I first came across her paintings and illustrations in a book many years ago during a school project. At that time I was only 14, the same age as when Angel was taken from her family. In my romantic and naive position I saw her as a manifestation, and an avatar. I was particularly drawn to her book cover art. The graphic simplicity of her painted covers reference First Nations traditional design and at first glance resembles the woodcuts of Andrea Büttner or the paintings of Silke Otto-Knapp. De Cora’s combination of form and symbolism was forward-looking in terms of its graphic abstraction, and her decision to collaborate with white authors was a step towards political activism. De Cora’s illustrations were however realistic scenes of indigenous life and many times she depicted First Nation people in non-traditional dress. This was rare given white America’s stereotypical image of cowboys and Indians.
 
Angel de Cora unfortunately lived through a lifetime of discrimination and marginalization because of her in First Nation roots.
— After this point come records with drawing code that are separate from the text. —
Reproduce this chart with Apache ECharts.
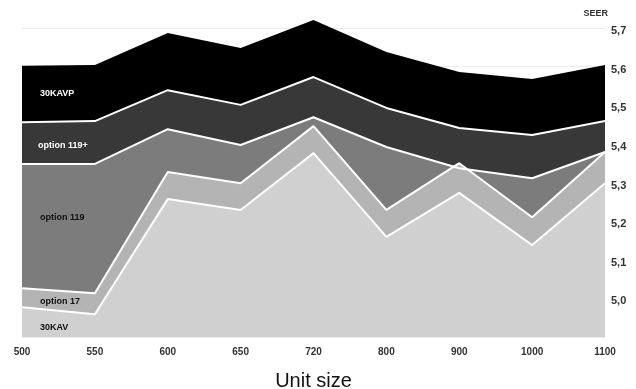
<!DOCTYPE html>
<html>
<head>
<meta charset="utf-8">
<script src="https://cdn.jsdelivr.net/npm/echarts@6/dist/echarts.min.js"></script>
<style>html,body{margin:0;padding:0;background:#fff}#c{width:636px;height:389px}</style>
</head>
<body>
<div id="c"></div>
<script>
// Unit sizes (x categories)
var categories = ['500','550','600','650','720','800','900','1000','1100'];
// Upper boundary (SEER) of each layer
var kav      = [4.977, 4.959, 5.257, 5.229, 5.376, 5.159, 5.273, 5.138, 5.298];
var opt17    = [5.026, 5.013, 5.327, 5.298, 5.446, 5.229, 5.350, 5.210, 5.379];
var opt119   = [5.348, 5.348, 5.438, 5.397, 5.469, 5.392, 5.337, 5.311, 5.379];
var opt119p  = [5.456, 5.459, 5.539, 5.501, 5.573, 5.493, 5.441, 5.423, 5.459];
var kavp     = [5.602, 5.604, 5.687, 5.648, 5.721, 5.638, 5.586, 5.568, 5.604];
var yTicks = [5.0, 5.1, 5.2, 5.3, 5.4, 5.5, 5.6, 5.7];

var FONT = '"Liberation Sans", Arial, sans-serif';
function layer(name, data, color, lineW) {
  return {
    name: name, type: 'line', data: data, symbol: 'none', smooth: false, clip: false,
    lineStyle: { color: '#ffffff', width: lineW },
    areaStyle: { color: color, opacity: 1 },
    emphasis: { disabled: true }
  };
}
var chart = echarts.init(document.getElementById('c'), null, { renderer: 'canvas' });
chart.setOption({
  animation: false,
  textStyle: { fontFamily: FONT },
  grid: { left: 22, right: 31, top: 28, bottom: 52, containLabel: false, outerBoundsMode: 'none' },
  xAxis: {
    type: 'category', data: categories, boundaryGap: false,
    name: 'Unit size', nameLocation: 'middle', nameGap: 34,
    nameTextStyle: { fontSize: 20, color: '#111', fontFamily: FONT },
    axisLine: { show: false }, axisTick: { show: false },
    axisLabel: { fontSize: 10, fontWeight: 'bold', color: '#333', margin: 10, fontFamily: FONT },
    splitLine: { show: false }
  },
  yAxis: {
    type: 'value', position: 'right', min: 4.9, max: 5.7, interval: 0.1,
    name: 'SEER', nameLocation: 'end', nameGap: 10,
    nameTextStyle: { fontSize: 9, fontWeight: 'bold', color: '#333', align: 'right', padding: [0, -3, 0, 0], fontFamily: FONT },
    axisLine: { show: false }, axisTick: { show: false },
    axisLabel: {
      fontSize: 11, fontWeight: 'bold', color: '#333', margin: 6, fontFamily: FONT,
      verticalAlign: 'top', lineHeight: 6,
      formatter: function (v) {
        for (var i = 0; i < yTicks.length; i++) {
          if (Math.abs(yTicks[i] - v) < 1e-6) return yTicks[i].toFixed(1).replace('.', ',');
        }
        return '';
      }
    },
    splitLine: { show: true, lineStyle: { color: '#ececec', width: 1 } }
  },
  series: [
    layer('30KAVP', kavp, '#000000', 0),
    layer('option 119+', opt119p, '#383838', 2),
    layer('option 119', opt119, '#7c7c7c', 2),
    layer('option 17', opt17, '#b4b4b4', 2),
    layer('30KAV', kav, '#d0d0d0', 2)
  ],
  graphic: [
    { type: 'text', z: 100, left: 40, top: 89, style: { text: '30KAVP', fill: '#fff', font: 'bold 9px ' + FONT } },
    { type: 'text', z: 100, left: 38, top: 141, style: { text: 'option 119+', fill: '#fff', font: 'bold 9px ' + FONT } },
    { type: 'text', z: 100, left: 40, top: 213, style: { text: 'option 119', fill: '#111', font: 'bold 9px ' + FONT } },
    { type: 'text', z: 100, left: 40, top: 297, style: { text: 'option 17', fill: '#111', font: 'bold 9px ' + FONT } },
    { type: 'text', z: 100, left: 40, top: 323, style: { text: '30KAV', fill: '#111', font: 'bold 9px ' + FONT } }
  ]
});
</script>
</body>
</html>
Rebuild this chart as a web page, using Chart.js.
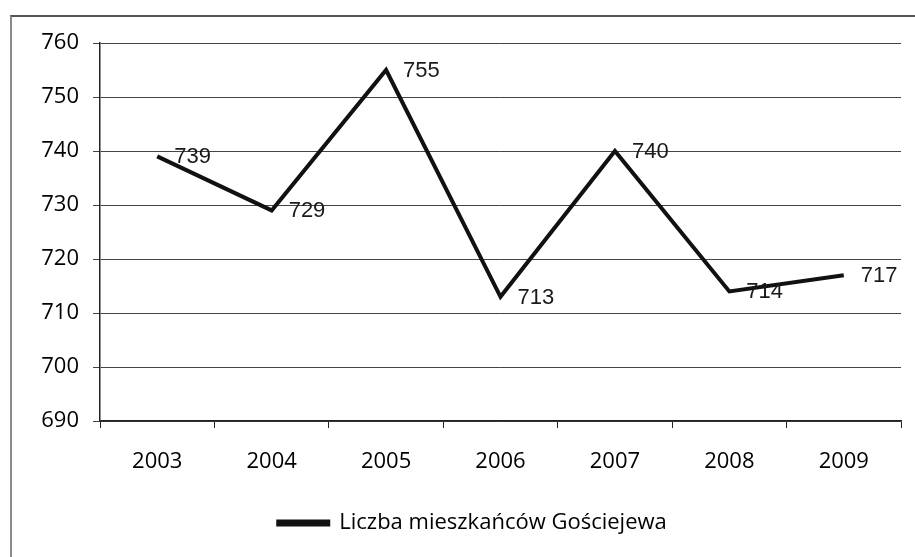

Her private life was riddled with equal injustices. She was married to a man named William ‘Lone Star’ Dietz for over 14 years. Dietz fraudulently claimed to have indigenous status and exploited De Cora’s culture and talent in order to promote his own art career. Today as a 49-year-old female artist I look at De Cora’s work and life and understand that she was not a manifestation but a very real woman who suffered many obstacles during her lifetime but whose few remaining works resonate with purpose and authority.
 
How did Angel de Cora continue to make extraordinary work against all odds? The answer lies in urgency, resistance and her consequential need to visually represent her indigenous culture. Her work lead her to become an important activist and teacher within her own community. She was able to gain ownership of herself and a personal sense of power through her work, so much so that the history of art making in North America should never be told without Angel de Cora’s story.
 
The ‘new’ can only ever be a clearer understanding of the contradictions that exist in our world at any given time. Angel de Cora was the new and the forever - Fleecy Cloud Floating in Place.
 
Milena Dragicevic


 
* I use the term First Nations because I am Canadian and we refer to all indigenous people of North America as First Nations even though I am aware that in America they still use the term ‘Native American’.
 
Sources:
 
Waggoner, Linda M. Fire Light: The Life of Angel de Cora, Winnebago Artist. Norman: University of Oklahoma Press, 2008.
 
Sonneborn, Liz. A to Z of American Indian Women. New York: Facts on File Inc; Revised edition, 2007.